## THE REQUEST:
Exclude pictures. Extract exactly the lines from the one that contains "Output the web" down to the one that contains "const achseSchritt = 5;", both included.

::: PROVIDED ENTRIES :::

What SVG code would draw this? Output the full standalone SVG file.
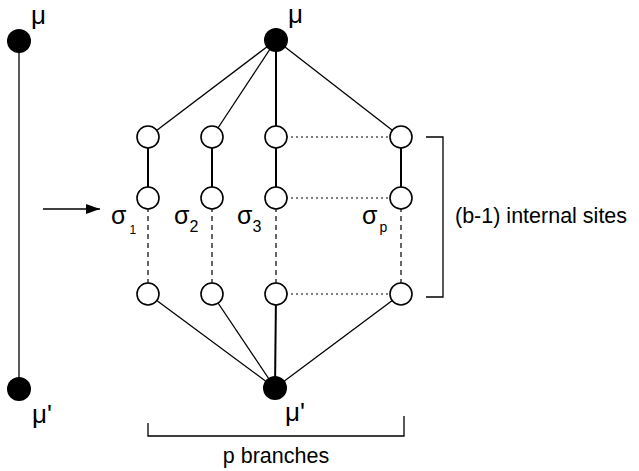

:::
::: PROVIDED ENTRIES :::

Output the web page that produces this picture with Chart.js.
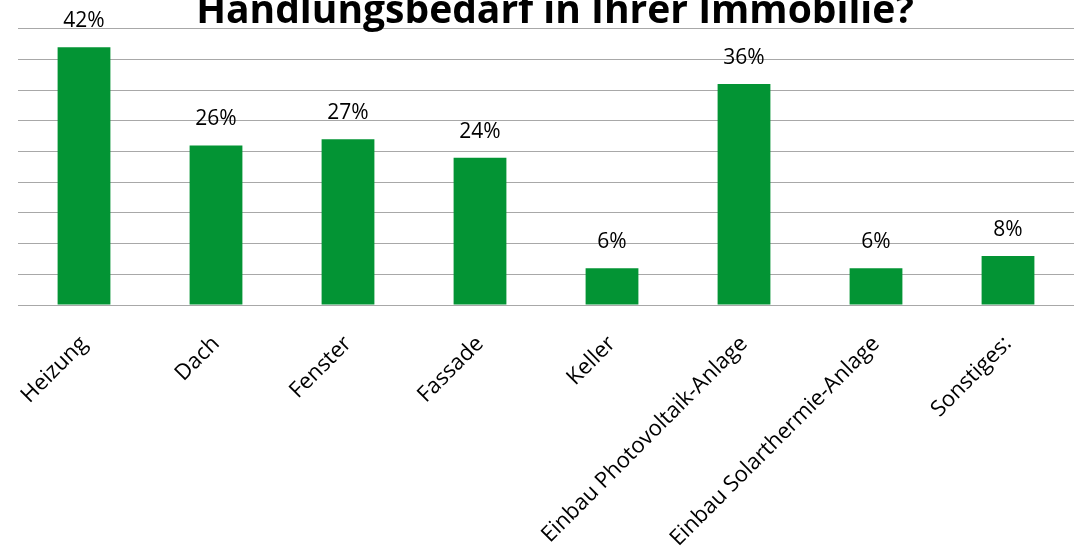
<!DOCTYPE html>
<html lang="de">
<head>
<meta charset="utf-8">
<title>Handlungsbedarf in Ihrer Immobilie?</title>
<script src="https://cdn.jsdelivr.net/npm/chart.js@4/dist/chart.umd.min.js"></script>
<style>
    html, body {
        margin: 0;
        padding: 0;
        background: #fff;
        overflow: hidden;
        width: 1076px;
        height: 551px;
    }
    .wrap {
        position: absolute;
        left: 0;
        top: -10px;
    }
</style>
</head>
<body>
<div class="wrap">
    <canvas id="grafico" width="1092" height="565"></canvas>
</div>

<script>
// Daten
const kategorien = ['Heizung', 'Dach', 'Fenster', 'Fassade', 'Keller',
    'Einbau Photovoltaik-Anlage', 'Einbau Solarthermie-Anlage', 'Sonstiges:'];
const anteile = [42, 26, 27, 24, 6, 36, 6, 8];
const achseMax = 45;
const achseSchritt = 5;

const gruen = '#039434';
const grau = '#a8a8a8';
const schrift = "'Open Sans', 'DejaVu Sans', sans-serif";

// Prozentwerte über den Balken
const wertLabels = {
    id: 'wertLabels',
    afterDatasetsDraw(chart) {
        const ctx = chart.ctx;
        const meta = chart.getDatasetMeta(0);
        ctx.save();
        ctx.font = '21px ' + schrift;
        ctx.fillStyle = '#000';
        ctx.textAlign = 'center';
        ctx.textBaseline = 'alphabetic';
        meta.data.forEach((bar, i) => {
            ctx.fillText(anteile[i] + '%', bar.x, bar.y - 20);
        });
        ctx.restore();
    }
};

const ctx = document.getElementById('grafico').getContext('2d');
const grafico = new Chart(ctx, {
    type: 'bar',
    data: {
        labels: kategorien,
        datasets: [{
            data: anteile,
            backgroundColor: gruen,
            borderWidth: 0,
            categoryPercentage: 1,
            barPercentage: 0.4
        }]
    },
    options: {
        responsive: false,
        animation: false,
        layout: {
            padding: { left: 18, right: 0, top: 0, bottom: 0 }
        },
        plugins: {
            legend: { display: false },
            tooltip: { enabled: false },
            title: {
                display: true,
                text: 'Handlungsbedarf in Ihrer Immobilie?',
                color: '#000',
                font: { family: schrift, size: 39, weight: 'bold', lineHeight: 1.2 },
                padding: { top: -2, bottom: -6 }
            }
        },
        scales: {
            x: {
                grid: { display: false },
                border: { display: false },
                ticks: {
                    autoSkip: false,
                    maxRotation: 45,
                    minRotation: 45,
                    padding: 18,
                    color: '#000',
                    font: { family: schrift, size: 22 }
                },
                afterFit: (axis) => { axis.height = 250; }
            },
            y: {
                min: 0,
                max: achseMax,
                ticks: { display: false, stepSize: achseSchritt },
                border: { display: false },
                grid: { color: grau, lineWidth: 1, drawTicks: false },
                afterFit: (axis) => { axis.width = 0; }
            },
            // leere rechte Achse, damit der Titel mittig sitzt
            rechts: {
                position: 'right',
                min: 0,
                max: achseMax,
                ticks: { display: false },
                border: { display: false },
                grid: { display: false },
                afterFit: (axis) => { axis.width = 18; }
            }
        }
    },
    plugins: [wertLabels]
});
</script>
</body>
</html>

:::
::: PROVIDED ENTRIES :::

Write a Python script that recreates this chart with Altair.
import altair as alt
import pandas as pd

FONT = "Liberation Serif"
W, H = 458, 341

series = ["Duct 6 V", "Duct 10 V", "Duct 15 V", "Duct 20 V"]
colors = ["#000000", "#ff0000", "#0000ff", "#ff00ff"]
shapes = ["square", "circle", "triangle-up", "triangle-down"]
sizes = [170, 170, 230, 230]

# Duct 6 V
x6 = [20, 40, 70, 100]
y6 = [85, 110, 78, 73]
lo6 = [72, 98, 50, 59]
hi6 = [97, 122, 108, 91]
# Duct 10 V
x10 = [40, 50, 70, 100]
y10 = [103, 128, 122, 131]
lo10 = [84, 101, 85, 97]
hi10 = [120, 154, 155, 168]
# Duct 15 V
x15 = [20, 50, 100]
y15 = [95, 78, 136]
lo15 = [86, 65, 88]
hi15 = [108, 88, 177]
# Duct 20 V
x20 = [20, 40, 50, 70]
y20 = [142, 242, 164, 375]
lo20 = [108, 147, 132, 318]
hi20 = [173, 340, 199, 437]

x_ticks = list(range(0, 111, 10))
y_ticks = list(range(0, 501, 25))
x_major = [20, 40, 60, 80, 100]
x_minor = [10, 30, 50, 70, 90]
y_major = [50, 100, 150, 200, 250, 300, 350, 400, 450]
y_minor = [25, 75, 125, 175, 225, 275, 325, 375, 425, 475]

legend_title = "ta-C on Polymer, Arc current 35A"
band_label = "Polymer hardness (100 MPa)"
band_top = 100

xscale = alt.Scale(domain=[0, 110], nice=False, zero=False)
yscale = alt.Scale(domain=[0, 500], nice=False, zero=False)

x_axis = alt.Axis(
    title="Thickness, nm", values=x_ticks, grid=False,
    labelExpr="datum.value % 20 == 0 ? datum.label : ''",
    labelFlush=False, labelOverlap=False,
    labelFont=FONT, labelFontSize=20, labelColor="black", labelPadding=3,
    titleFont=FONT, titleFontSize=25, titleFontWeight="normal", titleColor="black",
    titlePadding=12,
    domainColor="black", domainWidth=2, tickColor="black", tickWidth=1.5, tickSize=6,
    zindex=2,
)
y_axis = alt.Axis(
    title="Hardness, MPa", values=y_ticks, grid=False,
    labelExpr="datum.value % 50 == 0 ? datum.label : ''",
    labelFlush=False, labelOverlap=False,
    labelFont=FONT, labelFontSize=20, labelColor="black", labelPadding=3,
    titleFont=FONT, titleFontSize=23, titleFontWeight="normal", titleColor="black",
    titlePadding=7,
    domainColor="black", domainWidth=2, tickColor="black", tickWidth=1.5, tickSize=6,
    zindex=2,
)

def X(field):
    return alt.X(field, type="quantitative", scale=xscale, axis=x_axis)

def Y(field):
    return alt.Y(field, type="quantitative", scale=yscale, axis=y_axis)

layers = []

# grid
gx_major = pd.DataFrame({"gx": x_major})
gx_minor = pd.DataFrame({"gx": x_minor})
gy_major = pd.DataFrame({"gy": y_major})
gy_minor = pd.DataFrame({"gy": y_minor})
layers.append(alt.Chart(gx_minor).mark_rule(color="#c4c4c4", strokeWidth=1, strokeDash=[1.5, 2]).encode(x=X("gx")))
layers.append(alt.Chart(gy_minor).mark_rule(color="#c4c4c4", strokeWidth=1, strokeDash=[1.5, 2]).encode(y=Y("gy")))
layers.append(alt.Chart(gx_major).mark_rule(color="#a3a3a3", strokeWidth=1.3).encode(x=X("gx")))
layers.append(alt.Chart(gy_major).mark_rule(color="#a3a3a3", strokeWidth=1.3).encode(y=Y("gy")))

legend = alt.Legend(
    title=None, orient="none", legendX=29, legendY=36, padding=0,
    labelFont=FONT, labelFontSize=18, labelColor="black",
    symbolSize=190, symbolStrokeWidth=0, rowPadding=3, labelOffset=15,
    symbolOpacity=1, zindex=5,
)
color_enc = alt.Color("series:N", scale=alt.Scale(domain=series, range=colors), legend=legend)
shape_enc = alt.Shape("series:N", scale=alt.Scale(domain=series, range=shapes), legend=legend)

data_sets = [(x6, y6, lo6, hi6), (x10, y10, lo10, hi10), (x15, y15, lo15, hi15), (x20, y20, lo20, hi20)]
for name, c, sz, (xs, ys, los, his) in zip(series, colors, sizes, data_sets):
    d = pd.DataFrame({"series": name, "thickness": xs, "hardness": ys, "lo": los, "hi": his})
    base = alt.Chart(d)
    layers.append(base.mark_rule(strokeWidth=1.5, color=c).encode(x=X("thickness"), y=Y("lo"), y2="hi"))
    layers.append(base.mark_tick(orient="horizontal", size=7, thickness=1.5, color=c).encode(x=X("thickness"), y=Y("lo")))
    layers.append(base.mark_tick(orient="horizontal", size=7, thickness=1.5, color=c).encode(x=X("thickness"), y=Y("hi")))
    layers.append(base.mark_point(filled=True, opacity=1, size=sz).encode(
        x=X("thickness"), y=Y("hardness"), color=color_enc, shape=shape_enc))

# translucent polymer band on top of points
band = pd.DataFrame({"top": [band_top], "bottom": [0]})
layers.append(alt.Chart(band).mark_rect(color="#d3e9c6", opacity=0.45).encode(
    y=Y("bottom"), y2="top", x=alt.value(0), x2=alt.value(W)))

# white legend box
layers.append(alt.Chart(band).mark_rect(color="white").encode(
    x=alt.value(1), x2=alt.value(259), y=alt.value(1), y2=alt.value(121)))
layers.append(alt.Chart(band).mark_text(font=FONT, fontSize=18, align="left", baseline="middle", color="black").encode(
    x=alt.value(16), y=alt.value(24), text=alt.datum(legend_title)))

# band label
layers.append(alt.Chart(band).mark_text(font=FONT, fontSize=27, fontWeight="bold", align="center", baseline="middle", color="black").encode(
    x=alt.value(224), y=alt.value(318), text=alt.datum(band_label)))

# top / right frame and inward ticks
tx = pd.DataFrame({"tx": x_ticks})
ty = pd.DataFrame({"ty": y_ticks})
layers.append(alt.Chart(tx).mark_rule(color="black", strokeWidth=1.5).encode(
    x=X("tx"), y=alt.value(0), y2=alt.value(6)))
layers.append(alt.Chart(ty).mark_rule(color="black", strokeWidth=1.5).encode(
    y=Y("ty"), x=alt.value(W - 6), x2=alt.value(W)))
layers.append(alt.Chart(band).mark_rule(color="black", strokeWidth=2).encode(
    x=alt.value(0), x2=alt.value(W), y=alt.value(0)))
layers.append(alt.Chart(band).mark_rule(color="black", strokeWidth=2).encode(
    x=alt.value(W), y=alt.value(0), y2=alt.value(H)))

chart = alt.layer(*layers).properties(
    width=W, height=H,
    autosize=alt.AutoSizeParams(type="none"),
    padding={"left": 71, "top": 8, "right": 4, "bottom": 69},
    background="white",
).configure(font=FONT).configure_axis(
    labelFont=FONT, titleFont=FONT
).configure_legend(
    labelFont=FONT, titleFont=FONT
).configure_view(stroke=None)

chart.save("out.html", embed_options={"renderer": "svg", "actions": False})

:::

## RESULT OF THE EXERCISE:
Output the web page that produces this picture with Chart.js.
<!DOCTYPE html>
<html lang="de">
<head>
<meta charset="utf-8">
<title>Handlungsbedarf in Ihrer Immobilie?</title>
<script src="https://cdn.jsdelivr.net/npm/chart.js@4/dist/chart.umd.min.js"></script>
<style>
    html, body {
        margin: 0;
        padding: 0;
        background: #fff;
        overflow: hidden;
        width: 1076px;
        height: 551px;
    }
    .wrap {
        position: absolute;
        left: 0;
        top: -10px;
    }
</style>
</head>
<body>
<div class="wrap">
    <canvas id="grafico" width="1092" height="565"></canvas>
</div>

<script>
// Daten
const kategorien = ['Heizung', 'Dach', 'Fenster', 'Fassade', 'Keller',
    'Einbau Photovoltaik-Anlage', 'Einbau Solarthermie-Anlage', 'Sonstiges:'];
const anteile = [42, 26, 27, 24, 6, 36, 6, 8];
const achseMax = 45;
const achseSchritt = 5;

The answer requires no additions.